*TO BE DONE*.
Retype verbatim only the lines below, starting at the one that contains "Generate a Python script that draws this with matplotlib." and ending at the one that contains "ax.yaxis.set_minor_locator(MultipleLocator(1))". Pictures are excluded from the copy.

*RECORD EXCERPTS*.
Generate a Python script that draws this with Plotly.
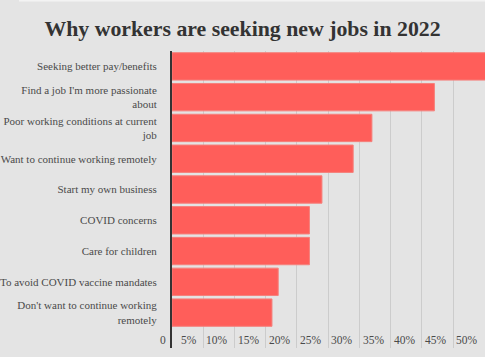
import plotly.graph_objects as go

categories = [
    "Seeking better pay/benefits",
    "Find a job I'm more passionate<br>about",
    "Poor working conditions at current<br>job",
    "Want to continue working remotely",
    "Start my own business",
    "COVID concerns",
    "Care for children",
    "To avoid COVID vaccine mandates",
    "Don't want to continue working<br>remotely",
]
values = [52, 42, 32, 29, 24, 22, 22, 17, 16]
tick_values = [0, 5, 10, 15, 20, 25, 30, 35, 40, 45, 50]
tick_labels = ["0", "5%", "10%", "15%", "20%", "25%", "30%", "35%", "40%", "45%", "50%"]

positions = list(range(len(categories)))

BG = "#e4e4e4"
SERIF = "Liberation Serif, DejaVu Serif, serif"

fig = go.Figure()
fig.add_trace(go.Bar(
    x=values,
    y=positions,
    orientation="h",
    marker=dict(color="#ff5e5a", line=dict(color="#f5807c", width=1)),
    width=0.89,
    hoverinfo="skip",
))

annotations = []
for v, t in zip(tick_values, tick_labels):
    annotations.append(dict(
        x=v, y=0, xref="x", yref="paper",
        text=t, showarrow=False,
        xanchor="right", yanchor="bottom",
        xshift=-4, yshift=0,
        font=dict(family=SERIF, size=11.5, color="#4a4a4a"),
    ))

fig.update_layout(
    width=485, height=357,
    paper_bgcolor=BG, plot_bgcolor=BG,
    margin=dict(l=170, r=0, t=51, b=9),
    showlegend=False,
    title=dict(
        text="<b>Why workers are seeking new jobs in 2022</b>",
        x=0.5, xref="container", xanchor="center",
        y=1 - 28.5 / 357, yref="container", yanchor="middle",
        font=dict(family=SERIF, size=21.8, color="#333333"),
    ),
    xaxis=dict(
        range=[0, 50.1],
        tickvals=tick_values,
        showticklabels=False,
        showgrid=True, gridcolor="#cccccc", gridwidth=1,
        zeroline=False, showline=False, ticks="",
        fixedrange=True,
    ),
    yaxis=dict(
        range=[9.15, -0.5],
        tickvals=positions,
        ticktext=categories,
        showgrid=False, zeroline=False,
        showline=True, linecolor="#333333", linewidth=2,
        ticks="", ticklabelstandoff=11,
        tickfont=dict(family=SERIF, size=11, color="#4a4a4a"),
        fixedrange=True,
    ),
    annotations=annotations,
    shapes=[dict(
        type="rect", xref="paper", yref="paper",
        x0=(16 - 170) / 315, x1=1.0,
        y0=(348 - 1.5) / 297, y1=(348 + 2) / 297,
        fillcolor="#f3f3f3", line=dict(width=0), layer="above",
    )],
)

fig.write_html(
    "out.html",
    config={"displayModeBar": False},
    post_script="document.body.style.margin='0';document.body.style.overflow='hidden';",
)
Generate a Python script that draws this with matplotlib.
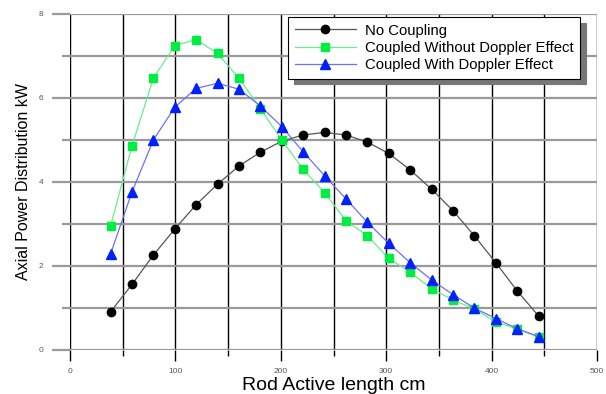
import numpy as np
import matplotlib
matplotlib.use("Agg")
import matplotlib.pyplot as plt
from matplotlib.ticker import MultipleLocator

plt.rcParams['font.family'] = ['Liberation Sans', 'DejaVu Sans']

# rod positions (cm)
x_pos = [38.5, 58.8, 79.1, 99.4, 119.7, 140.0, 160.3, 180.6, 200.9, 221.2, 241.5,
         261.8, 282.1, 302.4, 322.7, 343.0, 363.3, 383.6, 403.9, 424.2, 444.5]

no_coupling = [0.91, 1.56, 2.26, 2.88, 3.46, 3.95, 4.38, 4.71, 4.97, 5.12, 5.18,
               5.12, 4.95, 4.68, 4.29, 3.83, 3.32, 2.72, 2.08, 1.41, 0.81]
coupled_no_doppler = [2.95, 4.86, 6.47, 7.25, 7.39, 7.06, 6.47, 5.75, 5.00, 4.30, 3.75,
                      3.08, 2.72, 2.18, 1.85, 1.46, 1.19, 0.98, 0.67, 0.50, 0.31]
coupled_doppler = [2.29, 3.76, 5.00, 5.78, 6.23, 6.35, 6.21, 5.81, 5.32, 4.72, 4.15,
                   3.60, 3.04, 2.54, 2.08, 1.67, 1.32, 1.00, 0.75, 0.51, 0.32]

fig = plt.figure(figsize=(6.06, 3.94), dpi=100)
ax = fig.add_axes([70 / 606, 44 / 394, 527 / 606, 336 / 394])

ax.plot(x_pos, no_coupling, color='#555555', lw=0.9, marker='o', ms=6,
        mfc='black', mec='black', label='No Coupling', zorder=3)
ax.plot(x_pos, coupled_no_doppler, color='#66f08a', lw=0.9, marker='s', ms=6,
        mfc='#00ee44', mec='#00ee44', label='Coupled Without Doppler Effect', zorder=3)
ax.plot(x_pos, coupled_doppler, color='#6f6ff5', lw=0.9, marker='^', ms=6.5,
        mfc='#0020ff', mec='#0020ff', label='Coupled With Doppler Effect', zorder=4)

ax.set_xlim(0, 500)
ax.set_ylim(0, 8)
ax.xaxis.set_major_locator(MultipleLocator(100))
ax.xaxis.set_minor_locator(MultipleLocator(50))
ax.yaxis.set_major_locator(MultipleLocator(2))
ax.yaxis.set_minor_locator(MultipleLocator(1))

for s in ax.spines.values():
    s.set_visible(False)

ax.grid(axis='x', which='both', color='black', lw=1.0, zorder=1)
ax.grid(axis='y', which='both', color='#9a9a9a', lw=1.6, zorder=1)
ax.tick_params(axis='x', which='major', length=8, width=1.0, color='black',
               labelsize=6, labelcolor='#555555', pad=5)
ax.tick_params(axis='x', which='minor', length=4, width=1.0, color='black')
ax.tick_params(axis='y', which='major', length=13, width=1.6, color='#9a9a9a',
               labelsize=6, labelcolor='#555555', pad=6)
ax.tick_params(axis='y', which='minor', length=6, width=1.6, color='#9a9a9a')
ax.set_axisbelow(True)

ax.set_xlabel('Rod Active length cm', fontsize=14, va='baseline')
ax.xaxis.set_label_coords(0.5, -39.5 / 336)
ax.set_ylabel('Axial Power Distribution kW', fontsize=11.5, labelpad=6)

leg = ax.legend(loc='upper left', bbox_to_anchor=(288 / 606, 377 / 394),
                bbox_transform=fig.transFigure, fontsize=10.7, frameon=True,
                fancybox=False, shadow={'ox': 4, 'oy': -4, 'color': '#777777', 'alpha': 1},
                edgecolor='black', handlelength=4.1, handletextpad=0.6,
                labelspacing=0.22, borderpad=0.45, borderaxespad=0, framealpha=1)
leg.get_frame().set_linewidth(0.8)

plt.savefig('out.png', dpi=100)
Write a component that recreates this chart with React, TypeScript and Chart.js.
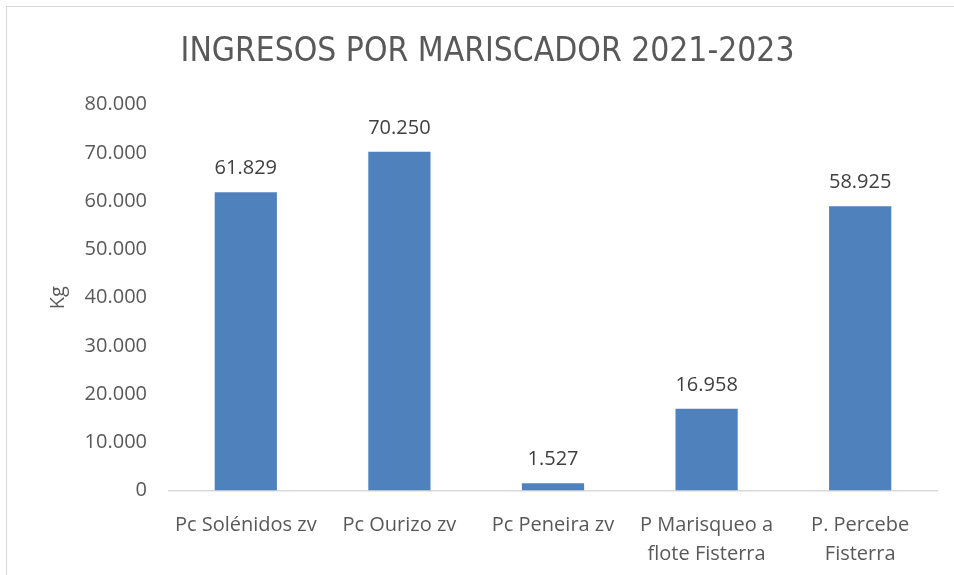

*WRITTEN RESPONSE*.
Generate a Python script that draws this with matplotlib.
import numpy as np
import matplotlib
matplotlib.use("Agg")
import matplotlib.pyplot as plt
from matplotlib.ticker import MultipleLocator

plt.rcParams['font.family'] = ['Liberation Sans', 'DejaVu Sans']

# rod positions (cm)
x_pos = [38.5, 58.8, 79.1, 99.4, 119.7, 140.0, 160.3, 180.6, 200.9, 221.2, 241.5,
         261.8, 282.1, 302.4, 322.7, 343.0, 363.3, 383.6, 403.9, 424.2, 444.5]

no_coupling = [0.91, 1.56, 2.26, 2.88, 3.46, 3.95, 4.38, 4.71, 4.97, 5.12, 5.18,
               5.12, 4.95, 4.68, 4.29, 3.83, 3.32, 2.72, 2.08, 1.41, 0.81]
coupled_no_doppler = [2.95, 4.86, 6.47, 7.25, 7.39, 7.06, 6.47, 5.75, 5.00, 4.30, 3.75,
                      3.08, 2.72, 2.18, 1.85, 1.46, 1.19, 0.98, 0.67, 0.50, 0.31]
coupled_doppler = [2.29, 3.76, 5.00, 5.78, 6.23, 6.35, 6.21, 5.81, 5.32, 4.72, 4.15,
                   3.60, 3.04, 2.54, 2.08, 1.67, 1.32, 1.00, 0.75, 0.51, 0.32]

fig = plt.figure(figsize=(6.06, 3.94), dpi=100)
ax = fig.add_axes([70 / 606, 44 / 394, 527 / 606, 336 / 394])

ax.plot(x_pos, no_coupling, color='#555555', lw=0.9, marker='o', ms=6,
        mfc='black', mec='black', label='No Coupling', zorder=3)
ax.plot(x_pos, coupled_no_doppler, color='#66f08a', lw=0.9, marker='s', ms=6,
        mfc='#00ee44', mec='#00ee44', label='Coupled Without Doppler Effect', zorder=3)
ax.plot(x_pos, coupled_doppler, color='#6f6ff5', lw=0.9, marker='^', ms=6.5,
        mfc='#0020ff', mec='#0020ff', label='Coupled With Doppler Effect', zorder=4)

ax.set_xlim(0, 500)
ax.set_ylim(0, 8)
ax.xaxis.set_major_locator(MultipleLocator(100))
ax.xaxis.set_minor_locator(MultipleLocator(50))
ax.yaxis.set_major_locator(MultipleLocator(2))
ax.yaxis.set_minor_locator(MultipleLocator(1))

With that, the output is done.